Secrecy News

Intelligence Satellite Imagery Declassified for Release

An enormous volume of photographic imagery from the KH-9 HEXAGON intelligence satellites was quietly declassified in January and will be transferred to the National Archives later this year for subsequent public release.

The KH-9 satellites operated between 1971 and 1984. The imagery they generated should be of historical interest with respect to a wide range of late Cold War intelligence targets but is also expected to support current scientific research on climate change and related fields of inquiry.

The film-based KH-9 satellites were officially declared “obsolete” by the Director of National Intelligence in 2011.  The KH-9 imagery was nominally approved for declassification in February 2012, and then it was finally declassified in fact this year.

ODNI spokesman Michael Birmingham said that approximately 97 percent of the satellite imagery that was collected from the 19 successful KH-9 missions was formally declassified by DNI James R. Clapper on January 11, 2013.

“The small amount of imagery exempted from this declassification decision will be removed prior to its accession to the National Archives (NARA) and will remain classified pursuant to statute and national security interests, and reviewed periodically to determine if additional declassification is warranted,” Mr. Birmingham said last week.

The imagery is being transferred to NARA in stages, with final delivery scheduled for September 2013, he said.

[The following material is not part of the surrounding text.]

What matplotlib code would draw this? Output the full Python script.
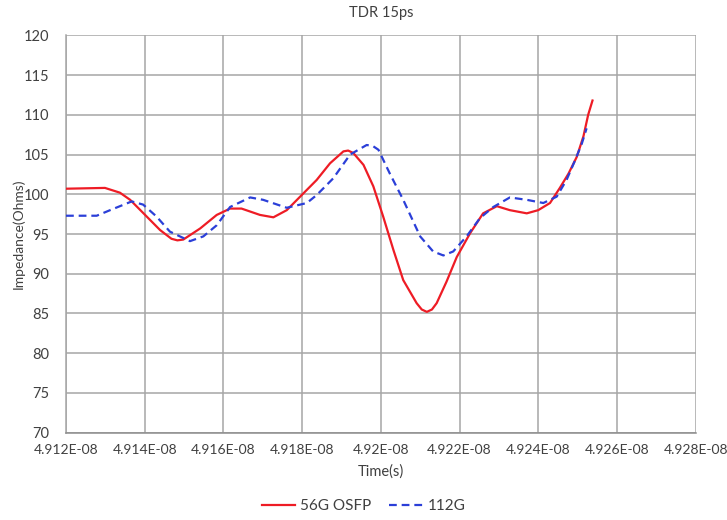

The transfer is being implemented pursuant to a November 2012 Memorandum of Agreement between the National Geospatial-Intelligence Agency (NGA) and the National Archives, under which the Archives is “responsible for providing public access to the declassified imagery.”

Reishia R. Kelsey of NGA public affairs confirmed that the imagery “will be made available to the public following its accession to NARA” later this year.

The National Archives was not prepared last week to set a precise date for public release.  But an Archives official said that “NARA intends to make these records available to the public at our research room in College Park, MD as soon as possible following transfer.”

If successfully executed, the release of the KH-9 imagery will constitute a breakthrough in the declassification and disclosure of national security information. It will be one of several discrete but momentous shifts in secrecy policy during the Obama Administration that have often gone unrecognized or unappreciated. Though these declassification actions took years or decades to accomplish, they have been downplayed by the White House itself, which has seemed curiously ambivalent about them.  They include the public disclosure of the size of the U.S. nuclear weapons arsenal, the routine publication of the annual intelligence budget request, the release of the Office of Legal Counsel “torture memos,” the declassification of the KH-9 satellite itself, and others.

The KH-9 imagery is being processed for public release pursuant to the 1995 Executive Order 12951 on “Release of Imagery Acquired by Space-based National Intelligence Reconnaissance Systems.”  That order had been effectively dormant since the Clinton Administration, when the last major release of intelligence satellite imagery (from the CORONA, ARGON and LANYARD missions) took place.

The declassification of the KH-9 imagery is a massive undertaking, Mr. Birmingham of ODNI said last year.

“For context, and to grasp the scope of the project, the KH-9/HEXAGON system provided coverage over hundreds of millions of square miles of territory during its 19 successful missions spanning 1971-1984,” he said.  “It is a daunting issue to address declassification of the program specifics associated with an obsolete system such as the KH-9, which involves the declassification of huge volumes of intelligence information gathered on thousands of targets worldwide during a 13 year time period.”

3 thoughts on “Intelligence Satellite Imagery Declassified for Release

  1. I am wondering if people know how to access these Images online. I could not find a place where I could view them for free. It seems if they are available to the public they should be accessible via the internet as well, but am hoping someone can point me in the right direction. Thanks!!

  2. Harry, ONLINE??? You’re dreaming. Steven, even after September 2013 (its now March 2014) the KH-9 imagery is a nightmare to even locate at NARA/Cartographic:

    The hard copy overlays are useless. The thumb drive meta data provides half the answer. Then you have to manually ask them to translate your mission, pass and can data into a secret database they keep on a PC that translates NARA ON numbers into cold storage IM numbers. Then you have to fill out a new pull slip WITH an IM cold storage blue sheet.

    Then wait a week for them to pull the cans from Lenexa, then you can look at your cans for only three days, then they have to go back to Lenexa. Only then can you see if you even have the right can and frame number. If the area is not completely cloud covered , you may actually see your target facility– or not.

    If you ask for a copy of the ON-IM conversion spreadsheet data, they’re going to say no, because some of the cans (3%?) are still classified and they apparently don’t want to spend the time to create a redacted copy. KH-9 is pretty much still inaccessible. So much for the KH-9 film being “available.”